## Task data
---------------

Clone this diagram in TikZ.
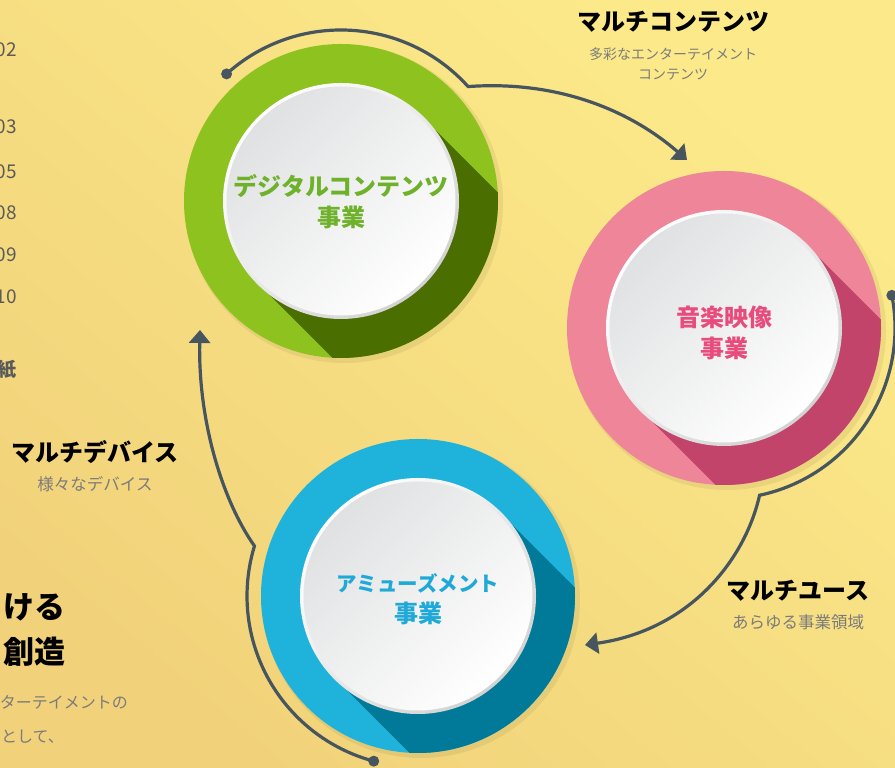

---------------

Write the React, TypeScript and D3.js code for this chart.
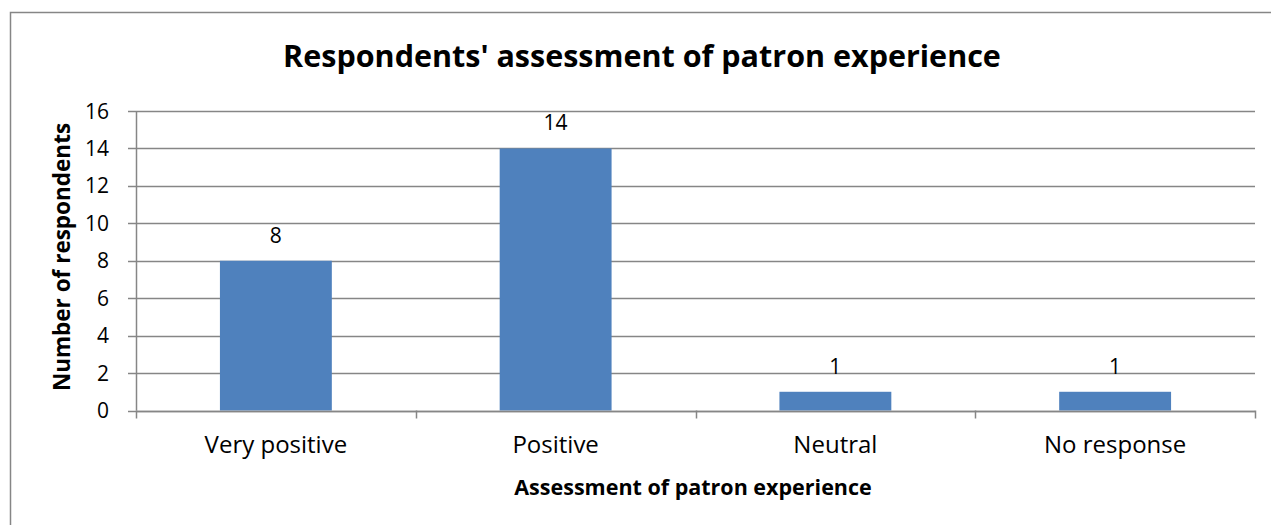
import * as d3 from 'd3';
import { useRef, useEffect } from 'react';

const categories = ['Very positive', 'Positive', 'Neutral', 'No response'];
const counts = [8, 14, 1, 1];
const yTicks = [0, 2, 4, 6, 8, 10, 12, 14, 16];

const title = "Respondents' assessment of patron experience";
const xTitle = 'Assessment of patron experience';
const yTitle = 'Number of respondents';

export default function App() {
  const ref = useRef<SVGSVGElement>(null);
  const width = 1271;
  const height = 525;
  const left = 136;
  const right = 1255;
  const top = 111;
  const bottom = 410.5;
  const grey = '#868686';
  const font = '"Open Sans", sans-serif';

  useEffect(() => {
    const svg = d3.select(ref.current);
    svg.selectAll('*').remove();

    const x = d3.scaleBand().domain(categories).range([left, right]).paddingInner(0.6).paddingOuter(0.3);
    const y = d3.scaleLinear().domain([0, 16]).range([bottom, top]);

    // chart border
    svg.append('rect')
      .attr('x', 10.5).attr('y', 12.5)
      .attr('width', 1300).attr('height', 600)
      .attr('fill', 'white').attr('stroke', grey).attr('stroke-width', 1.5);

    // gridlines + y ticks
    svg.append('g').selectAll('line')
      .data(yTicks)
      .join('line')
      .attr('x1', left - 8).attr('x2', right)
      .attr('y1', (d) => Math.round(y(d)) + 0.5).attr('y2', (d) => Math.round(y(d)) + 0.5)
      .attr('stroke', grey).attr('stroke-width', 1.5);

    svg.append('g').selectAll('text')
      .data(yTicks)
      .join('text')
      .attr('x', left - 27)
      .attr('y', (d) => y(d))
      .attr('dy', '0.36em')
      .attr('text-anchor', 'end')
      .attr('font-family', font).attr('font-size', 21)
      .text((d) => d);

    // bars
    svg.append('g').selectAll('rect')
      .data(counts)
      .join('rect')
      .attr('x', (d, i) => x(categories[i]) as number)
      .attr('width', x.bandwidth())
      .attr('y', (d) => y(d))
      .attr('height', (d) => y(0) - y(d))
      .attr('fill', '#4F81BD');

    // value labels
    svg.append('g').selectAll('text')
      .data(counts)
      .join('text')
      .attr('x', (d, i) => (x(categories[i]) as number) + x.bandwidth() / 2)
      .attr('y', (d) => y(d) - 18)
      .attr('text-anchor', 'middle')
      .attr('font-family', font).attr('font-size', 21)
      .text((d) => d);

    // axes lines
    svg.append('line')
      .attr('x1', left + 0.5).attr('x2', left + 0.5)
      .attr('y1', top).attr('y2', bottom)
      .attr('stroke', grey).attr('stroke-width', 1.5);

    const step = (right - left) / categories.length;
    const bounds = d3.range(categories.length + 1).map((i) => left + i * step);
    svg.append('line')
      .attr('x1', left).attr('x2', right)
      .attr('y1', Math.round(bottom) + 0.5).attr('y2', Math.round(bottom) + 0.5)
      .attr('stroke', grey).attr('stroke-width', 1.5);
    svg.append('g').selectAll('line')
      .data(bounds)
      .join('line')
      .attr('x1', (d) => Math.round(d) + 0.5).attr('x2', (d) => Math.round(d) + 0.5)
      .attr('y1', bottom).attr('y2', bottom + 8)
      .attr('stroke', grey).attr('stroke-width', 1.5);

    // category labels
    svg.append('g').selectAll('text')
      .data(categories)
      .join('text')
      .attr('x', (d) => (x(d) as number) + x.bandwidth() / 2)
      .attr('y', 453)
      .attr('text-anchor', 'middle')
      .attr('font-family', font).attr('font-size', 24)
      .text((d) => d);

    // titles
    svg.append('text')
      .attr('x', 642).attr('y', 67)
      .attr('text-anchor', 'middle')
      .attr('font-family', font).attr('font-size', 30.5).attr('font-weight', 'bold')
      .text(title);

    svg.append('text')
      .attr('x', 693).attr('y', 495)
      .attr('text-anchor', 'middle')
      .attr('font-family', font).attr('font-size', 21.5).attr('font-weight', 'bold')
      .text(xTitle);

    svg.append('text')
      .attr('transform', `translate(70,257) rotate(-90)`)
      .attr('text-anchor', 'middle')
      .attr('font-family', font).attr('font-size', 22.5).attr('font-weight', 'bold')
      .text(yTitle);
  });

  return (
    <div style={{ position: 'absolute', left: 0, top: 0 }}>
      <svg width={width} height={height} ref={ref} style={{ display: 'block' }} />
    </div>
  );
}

---------------

## Set exercise
Only the lines between the line with "Write the React, TypeScript" and the line with "12, 14, 16];", inclusive, should be reproduced, exactly as written and without pictures.

## Reply
Write the React, TypeScript and D3.js code for this chart.
import * as d3 from 'd3';
import { useRef, useEffect } from 'react';

const categories = ['Very positive', 'Positive', 'Neutral', 'No response'];
const counts = [8, 14, 1, 1];
const yTicks = [0, 2, 4, 6, 8, 10, 12, 14, 16];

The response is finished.